L’impasse de la télévision publique RAI sur la contre-performance du Rassemblement national au second tour des législatives françaises dimanche soir fait des remous en Italie, où la commission parlementaire de supervision du diffuseur a exigé des explications de ses dirigeants.
« Il n’est pas concevable qu’un événement mondial comme les élections françaises ait été suivi beaucoup plus en profondeur par les télévisions privées que par le service public », a dénoncé mardi la présidente de la commission, Barbara Floridia, citée par plusieurs médias.
Cette polémique intervient dans un contexte déjà tendu à la RAI, dont les journalistes ont observé une grève de 24 heures début mai pour défendre leur « liberté » face aux « tentatives » de faire de l’antenne « un mégaphone du gouvernement » de la dirigeante d’extrême droite Giorgia Meloni.
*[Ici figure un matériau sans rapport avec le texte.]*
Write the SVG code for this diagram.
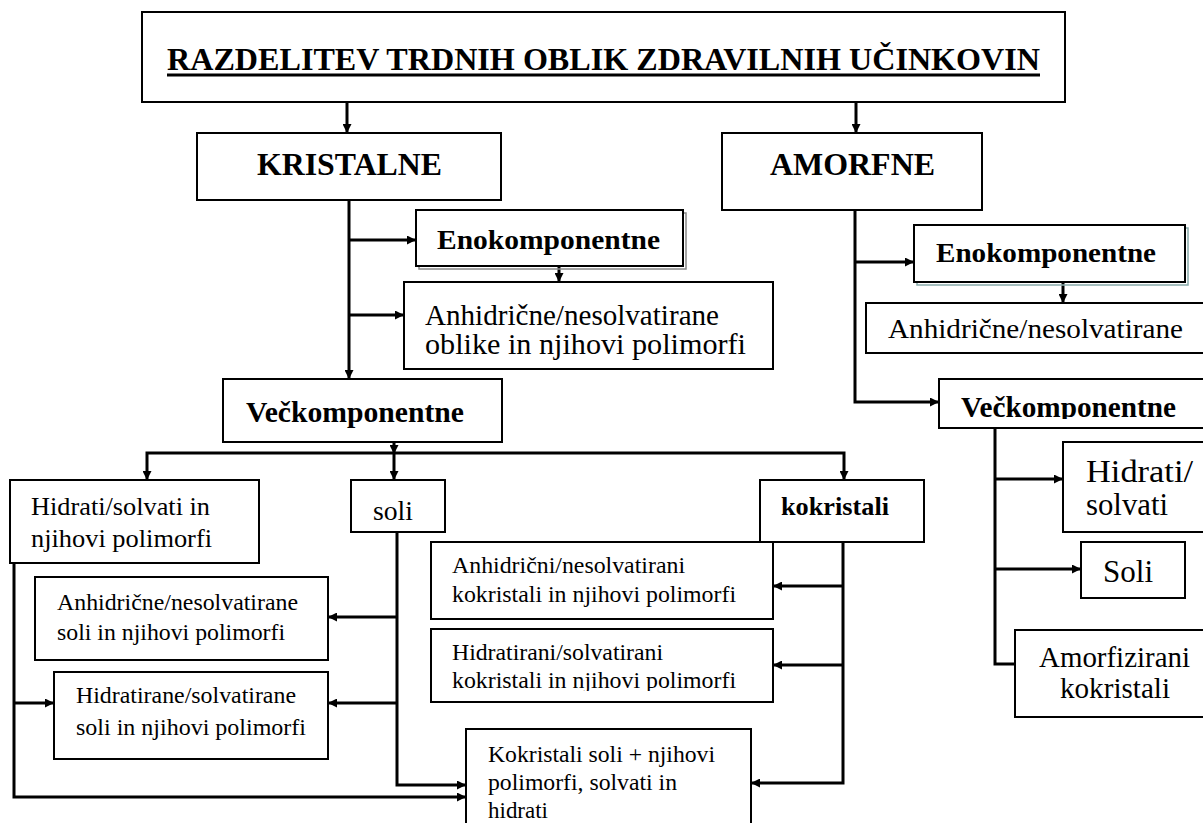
<svg xmlns="http://www.w3.org/2000/svg" width="1203" height="823" viewBox="0 0 1203 823">
<style>
.box{fill:#fff;stroke:#000;stroke-width:2}
.c{fill:none;stroke:#000;stroke-width:3}
.a{marker-end:url(#ah)}
text{font-family:"Liberation Serif","Times New Roman",serif;fill:#000}
.b{font-weight:bold}
</style>
<defs>
<marker id="ah" markerUnits="userSpaceOnUse" markerWidth="10" markerHeight="9" refX="9" refY="4.5" orient="auto">
<path d="M0,0 L9,4.5 L0,9 Z" fill="#000"/>
</marker>
<clipPath id="clipHK"><rect x="431" y="629" width="342" height="62"/></clipPath>
<clipPath id="clipVR"><rect x="939" y="379" width="270" height="40"/></clipPath>
</defs>
<rect width="1203" height="823" fill="#fff"/>

<g id="connectors">
<path class="c a" d="M347,102 V133"/>
<path class="c a" d="M856,102 V133"/>
<path class="c a" d="M349,200 V379"/>
<path class="c a" d="M349,240 H416"/>
<path class="c a" d="M349,315 H404"/>
<path class="c a" d="M559,266 V282"/>
<path class="c a" d="M394,442 V454"/>
<path class="c a" d="M394,453 V480"/>
<path class="c a" d="M394,453 H147 V480"/>
<path class="c a" d="M394,453 H844 V480"/>
<path class="c a" d="M14,563 V797 H466"/>
<path class="c a" d="M14,703 H54"/>
<path class="c a" d="M397,532 V785 H466"/>
<path class="c a" d="M397,617 H328"/>
<path class="c a" d="M397,703 H328"/>
<path class="c a" d="M843,542 V783 H751"/>
<path class="c a" d="M843,586 H773"/>
<path class="c a" d="M843,665 H773"/>
<path class="c a" d="M855,210 V402 H939"/>
<path class="c a" d="M855,262 H914"/>
<path class="c a" d="M1063,282 V303"/>
<path class="c a" d="M995,479 H1063"/>
<path class="c a" d="M995,569 H1081"/>
<path class="c" d="M995,428 V664 H1015"/>
</g>

<g id="title">
<rect class="box" x="142" y="12" width="923" height="90"/>
<text class="b" x="603.5" y="70" font-size="32" text-anchor="middle" textLength="873" lengthAdjust="spacingAndGlyphs">RAZDELITEV TRDNIH OBLIK ZDRAVILNIH UČINKOVIN</text>
<rect x="167" y="73.5" width="873" height="3" fill="#000"/>
</g>

<g id="kristalne">
<rect class="box" x="197" y="133" width="304" height="67"/>
<text class="b" x="349.5" y="175" font-size="32" text-anchor="middle" textLength="185" lengthAdjust="spacingAndGlyphs">KRISTALNE</text>
</g>

<g id="amorfne">
<rect class="box" x="722" y="133" width="260" height="77"/>
<text class="b" x="852.5" y="175" font-size="32" text-anchor="middle" textLength="165" lengthAdjust="spacingAndGlyphs">AMORFNE</text>
</g>

<g id="eno-k">
<rect x="419" y="213" width="267" height="56" fill="none" stroke="#888" stroke-width="1.5"/>
<rect class="box" x="416" y="210" width="267" height="56"/>
<text class="b" x="437" y="249" font-size="28" textLength="223" lengthAdjust="spacingAndGlyphs">Enokomponentne</text>
</g>

<g id="anh-k">
<rect class="box" x="404" y="282" width="369" height="87"/>
<text x="425" y="325" font-size="29" textLength="294" lengthAdjust="spacingAndGlyphs">Anhidrične/nesolvatirane</text>
<text x="425" y="354" font-size="29" textLength="321" lengthAdjust="spacingAndGlyphs">oblike in njihovi polimorfi</text>
</g>

<g id="vec-k">
<rect class="box" x="223" y="379" width="279" height="63"/>
<text class="b" x="246" y="422" font-size="29" textLength="218" lengthAdjust="spacingAndGlyphs">Večkomponentne</text>
</g>

<g id="hidrati-k">
<rect class="box" x="10" y="480" width="249" height="83"/>
<text x="31" y="515" font-size="26" textLength="179" lengthAdjust="spacingAndGlyphs">Hidrati/solvati in</text>
<text x="31" y="547" font-size="26" textLength="181" lengthAdjust="spacingAndGlyphs">njihovi polimorfi</text>
</g>

<g id="soli-k">
<rect class="box" x="351" y="480" width="94" height="52"/>
<text x="373" y="520" font-size="27" textLength="40" lengthAdjust="spacingAndGlyphs">soli</text>
</g>

<g id="kokristali-k">
<rect class="box" x="760" y="480" width="164" height="62"/>
<text class="b" x="781" y="515" font-size="26" textLength="108" lengthAdjust="spacingAndGlyphs">kokristali</text>
</g>

<g id="anh-soli">
<rect class="box" x="35" y="577" width="293" height="83"/>
<text x="57" y="610" font-size="24" textLength="241" lengthAdjust="spacingAndGlyphs">Anhidrične/nesolvatirane</text>
<text x="57" y="640" font-size="24" textLength="228" lengthAdjust="spacingAndGlyphs">soli in njihovi polimorfi</text>
</g>

<g id="hidr-soli">
<rect class="box" x="54" y="672" width="274" height="87"/>
<text x="76" y="703" font-size="24" textLength="220" lengthAdjust="spacingAndGlyphs">Hidratirane/solvatirane</text>
<text x="76" y="735" font-size="24" textLength="230" lengthAdjust="spacingAndGlyphs">soli in njihovi  polimorfi</text>
</g>

<g id="anh-kok">
<rect class="box" x="431" y="542" width="342" height="77"/>
<text x="452" y="573" font-size="24" textLength="233" lengthAdjust="spacingAndGlyphs">Anhidrični/nesolvatirani</text>
<text x="452" y="602" font-size="24" textLength="284" lengthAdjust="spacingAndGlyphs">kokristali in njihovi polimorfi</text>
</g>

<g id="hidr-kok">
<rect class="box" x="431" y="629" width="342" height="73"/>
<text x="452" y="660" font-size="24" textLength="211" lengthAdjust="spacingAndGlyphs">Hidratirani/solvatirani</text>
<text x="452" y="688" font-size="24" textLength="284" lengthAdjust="spacingAndGlyphs" clip-path="url(#clipHK)">kokristali in njihovi polimorfi</text>
</g>

<g id="kok-soli">
<rect class="box" x="466" y="729" width="285" height="110"/>
<text x="488" y="762" font-size="24" textLength="227" lengthAdjust="spacingAndGlyphs">Kokristali soli + njihovi</text>
<text x="488" y="790" font-size="24" textLength="189" lengthAdjust="spacingAndGlyphs">polimorfi, solvati in</text>
<text x="488" y="818" font-size="24" textLength="60" lengthAdjust="spacingAndGlyphs">hidrati</text>
</g>

<g id="eno-a">
<rect x="917" y="228" width="271" height="57" fill="none" stroke="#8aa" stroke-width="1.5"/>
<rect class="box" x="914" y="225" width="271" height="57"/>
<text class="b" x="936" y="262" font-size="28" textLength="220" lengthAdjust="spacingAndGlyphs">Enokomponentne</text>
</g>

<g id="anh-a">
<rect class="box" x="866" y="303" width="350" height="50"/>
<text x="888" y="338" font-size="28" textLength="295" lengthAdjust="spacingAndGlyphs">Anhidrične/nesolvatirane</text>
</g>

<g id="vec-a">
<rect class="box" x="939" y="379" width="280" height="49"/>
<text class="b" x="961" y="417" font-size="29" textLength="215" lengthAdjust="spacingAndGlyphs" clip-path="url(#clipVR)">Večkomponentne</text>
</g>

<g id="hidrati-a">
<rect class="box" x="1063" y="442" width="160" height="90"/>
<text x="1086" y="482" font-size="31" textLength="107" lengthAdjust="spacingAndGlyphs">Hidrati/</text>
<text x="1086" y="515" font-size="31" textLength="82" lengthAdjust="spacingAndGlyphs">solvati</text>
</g>

<g id="soli-a">
<rect class="box" x="1081" y="542" width="104" height="56"/>
<text x="1103" y="582" font-size="32" textLength="50" lengthAdjust="spacingAndGlyphs">Soli</text>
</g>

<g id="amorf-a">
<rect class="box" x="1015" y="630" width="200" height="87"/>
<text x="1039" y="667" font-size="29" textLength="151" lengthAdjust="spacingAndGlyphs">Amorfizirani</text>
<text x="1060" y="698" font-size="29" textLength="110" lengthAdjust="spacingAndGlyphs">kokristali</text>
</g>
</svg>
Financée en partie par une redevance et avec des dirigeants nommés depuis longtemps par des responsables politiques, l’indépendance de la RAI - qui représente part d’audience de 39 % en Italie - a toujours été un sujet de débat mais les inquiétudes ont redoublé avec l’arrivée au pouvoir, en octobre 2022, de Mme Meloni.
Barbara Floridia, une parlementaire du Mouvement 5 Etoiles (M5S, populiste), a demandé au président de la RAI Roberto Sergio « un rapport urgent et détaillé sur le comportement adopté par le groupe le soir des résultats des élections françaises ».
Pas d’éditions spéciales
Alors que les groupes audiovisuels privés Mediaset et La7 ont organisé des éditions spéciales sur cette soirée électorale, aucune des chaînes généralistes du groupe audiovisuel public n’a jugé opportun le faire.
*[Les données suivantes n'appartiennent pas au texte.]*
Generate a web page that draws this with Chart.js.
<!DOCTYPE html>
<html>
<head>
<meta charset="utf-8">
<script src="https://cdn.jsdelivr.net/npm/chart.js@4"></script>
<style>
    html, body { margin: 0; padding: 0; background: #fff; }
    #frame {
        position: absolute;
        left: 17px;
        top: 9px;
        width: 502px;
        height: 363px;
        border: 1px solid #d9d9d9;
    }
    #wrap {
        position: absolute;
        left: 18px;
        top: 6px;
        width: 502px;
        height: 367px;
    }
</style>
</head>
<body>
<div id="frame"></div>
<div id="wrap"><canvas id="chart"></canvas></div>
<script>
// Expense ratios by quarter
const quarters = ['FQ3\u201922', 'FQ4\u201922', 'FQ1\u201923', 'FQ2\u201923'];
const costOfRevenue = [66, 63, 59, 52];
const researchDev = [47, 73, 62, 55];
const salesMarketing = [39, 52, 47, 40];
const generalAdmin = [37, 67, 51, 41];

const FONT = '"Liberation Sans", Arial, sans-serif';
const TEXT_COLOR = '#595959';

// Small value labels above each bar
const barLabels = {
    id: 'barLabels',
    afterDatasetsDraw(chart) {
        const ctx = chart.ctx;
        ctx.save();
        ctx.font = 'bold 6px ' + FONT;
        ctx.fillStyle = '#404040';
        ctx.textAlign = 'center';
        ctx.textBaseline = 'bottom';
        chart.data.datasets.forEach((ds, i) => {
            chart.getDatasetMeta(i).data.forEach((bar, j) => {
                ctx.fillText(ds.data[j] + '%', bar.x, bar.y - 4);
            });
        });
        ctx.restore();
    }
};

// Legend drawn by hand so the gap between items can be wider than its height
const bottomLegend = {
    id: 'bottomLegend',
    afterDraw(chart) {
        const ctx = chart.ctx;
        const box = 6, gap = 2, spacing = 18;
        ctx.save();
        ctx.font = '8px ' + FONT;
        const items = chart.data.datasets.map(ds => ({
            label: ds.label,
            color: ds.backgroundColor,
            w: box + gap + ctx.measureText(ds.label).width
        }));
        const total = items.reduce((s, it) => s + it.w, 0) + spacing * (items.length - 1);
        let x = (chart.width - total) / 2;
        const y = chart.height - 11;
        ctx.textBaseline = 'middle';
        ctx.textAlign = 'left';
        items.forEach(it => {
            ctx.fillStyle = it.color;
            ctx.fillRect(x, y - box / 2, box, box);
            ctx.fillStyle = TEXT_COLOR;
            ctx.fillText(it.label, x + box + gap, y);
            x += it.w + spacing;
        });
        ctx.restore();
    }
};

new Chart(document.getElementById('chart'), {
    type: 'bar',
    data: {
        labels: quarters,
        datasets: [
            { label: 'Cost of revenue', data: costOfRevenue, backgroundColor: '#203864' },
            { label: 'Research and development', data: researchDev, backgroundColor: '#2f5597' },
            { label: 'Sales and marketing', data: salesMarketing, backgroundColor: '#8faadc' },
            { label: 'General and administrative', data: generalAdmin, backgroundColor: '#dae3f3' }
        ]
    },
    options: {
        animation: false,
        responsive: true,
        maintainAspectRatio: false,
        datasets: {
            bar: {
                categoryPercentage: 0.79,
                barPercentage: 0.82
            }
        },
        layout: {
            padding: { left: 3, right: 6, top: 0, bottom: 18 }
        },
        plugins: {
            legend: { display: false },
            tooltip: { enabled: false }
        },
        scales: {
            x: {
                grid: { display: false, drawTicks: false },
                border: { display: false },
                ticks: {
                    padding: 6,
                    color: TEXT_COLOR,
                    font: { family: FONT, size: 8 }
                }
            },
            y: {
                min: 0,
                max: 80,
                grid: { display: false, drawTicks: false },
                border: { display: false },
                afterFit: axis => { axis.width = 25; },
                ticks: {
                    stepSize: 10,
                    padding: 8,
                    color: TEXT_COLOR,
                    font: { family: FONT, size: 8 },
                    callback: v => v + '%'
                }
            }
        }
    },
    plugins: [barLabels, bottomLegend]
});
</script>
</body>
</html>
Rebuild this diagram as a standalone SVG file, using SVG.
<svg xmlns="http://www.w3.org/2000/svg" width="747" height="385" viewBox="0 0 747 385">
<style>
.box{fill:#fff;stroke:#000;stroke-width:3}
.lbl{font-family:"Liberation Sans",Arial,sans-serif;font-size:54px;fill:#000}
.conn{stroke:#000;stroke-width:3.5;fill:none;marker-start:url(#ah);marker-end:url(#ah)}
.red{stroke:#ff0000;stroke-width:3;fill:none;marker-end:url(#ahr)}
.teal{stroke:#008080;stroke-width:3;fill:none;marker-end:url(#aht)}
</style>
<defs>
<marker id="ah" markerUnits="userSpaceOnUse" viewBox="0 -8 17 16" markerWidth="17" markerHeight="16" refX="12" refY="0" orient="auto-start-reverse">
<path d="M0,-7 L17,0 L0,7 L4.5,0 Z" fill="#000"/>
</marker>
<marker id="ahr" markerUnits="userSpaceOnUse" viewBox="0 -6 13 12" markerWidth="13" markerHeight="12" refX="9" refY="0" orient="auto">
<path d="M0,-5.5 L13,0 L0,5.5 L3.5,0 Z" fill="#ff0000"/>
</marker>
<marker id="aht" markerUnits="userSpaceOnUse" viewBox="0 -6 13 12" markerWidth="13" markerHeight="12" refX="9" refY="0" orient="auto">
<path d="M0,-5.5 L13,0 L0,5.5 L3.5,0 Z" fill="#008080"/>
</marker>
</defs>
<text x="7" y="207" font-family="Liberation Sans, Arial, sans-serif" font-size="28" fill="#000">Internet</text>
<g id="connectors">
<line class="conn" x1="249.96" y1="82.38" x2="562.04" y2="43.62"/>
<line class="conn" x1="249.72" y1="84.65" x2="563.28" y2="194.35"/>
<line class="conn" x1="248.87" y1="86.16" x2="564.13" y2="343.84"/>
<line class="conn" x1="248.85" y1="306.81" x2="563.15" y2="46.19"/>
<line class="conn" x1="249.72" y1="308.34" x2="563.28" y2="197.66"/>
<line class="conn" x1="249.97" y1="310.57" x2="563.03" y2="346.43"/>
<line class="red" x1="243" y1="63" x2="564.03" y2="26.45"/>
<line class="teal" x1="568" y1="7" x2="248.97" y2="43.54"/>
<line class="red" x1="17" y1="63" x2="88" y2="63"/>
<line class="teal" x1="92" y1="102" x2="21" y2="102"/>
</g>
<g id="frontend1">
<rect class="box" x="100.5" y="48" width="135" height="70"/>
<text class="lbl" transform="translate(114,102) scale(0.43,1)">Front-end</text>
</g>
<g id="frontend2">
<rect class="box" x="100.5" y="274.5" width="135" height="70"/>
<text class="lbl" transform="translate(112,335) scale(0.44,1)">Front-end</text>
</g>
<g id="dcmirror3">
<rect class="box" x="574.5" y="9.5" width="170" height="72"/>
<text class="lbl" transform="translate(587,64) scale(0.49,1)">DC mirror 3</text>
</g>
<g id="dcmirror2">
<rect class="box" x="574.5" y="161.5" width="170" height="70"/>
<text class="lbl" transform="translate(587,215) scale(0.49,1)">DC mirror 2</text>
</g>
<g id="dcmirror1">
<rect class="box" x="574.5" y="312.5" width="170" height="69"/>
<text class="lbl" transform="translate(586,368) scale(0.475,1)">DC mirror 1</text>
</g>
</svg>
Seule la chaîne d’information en continu du groupe, Rainews24, a suivi les résultats, entrecoupant toutefois sa couverture de reportages consacrés à un festival dont elle était média partenaire.
Le directeur de Rainews24, Paolo Petrecca, est en outre accusé d’avoir privilégié aux législatives françaises dans le journal de 22H00 la diffusion d’un reportage sur l’intervention à ce festival de celle qui serait son actuelle compagne, selon le quotidien Il Corriere della Sera.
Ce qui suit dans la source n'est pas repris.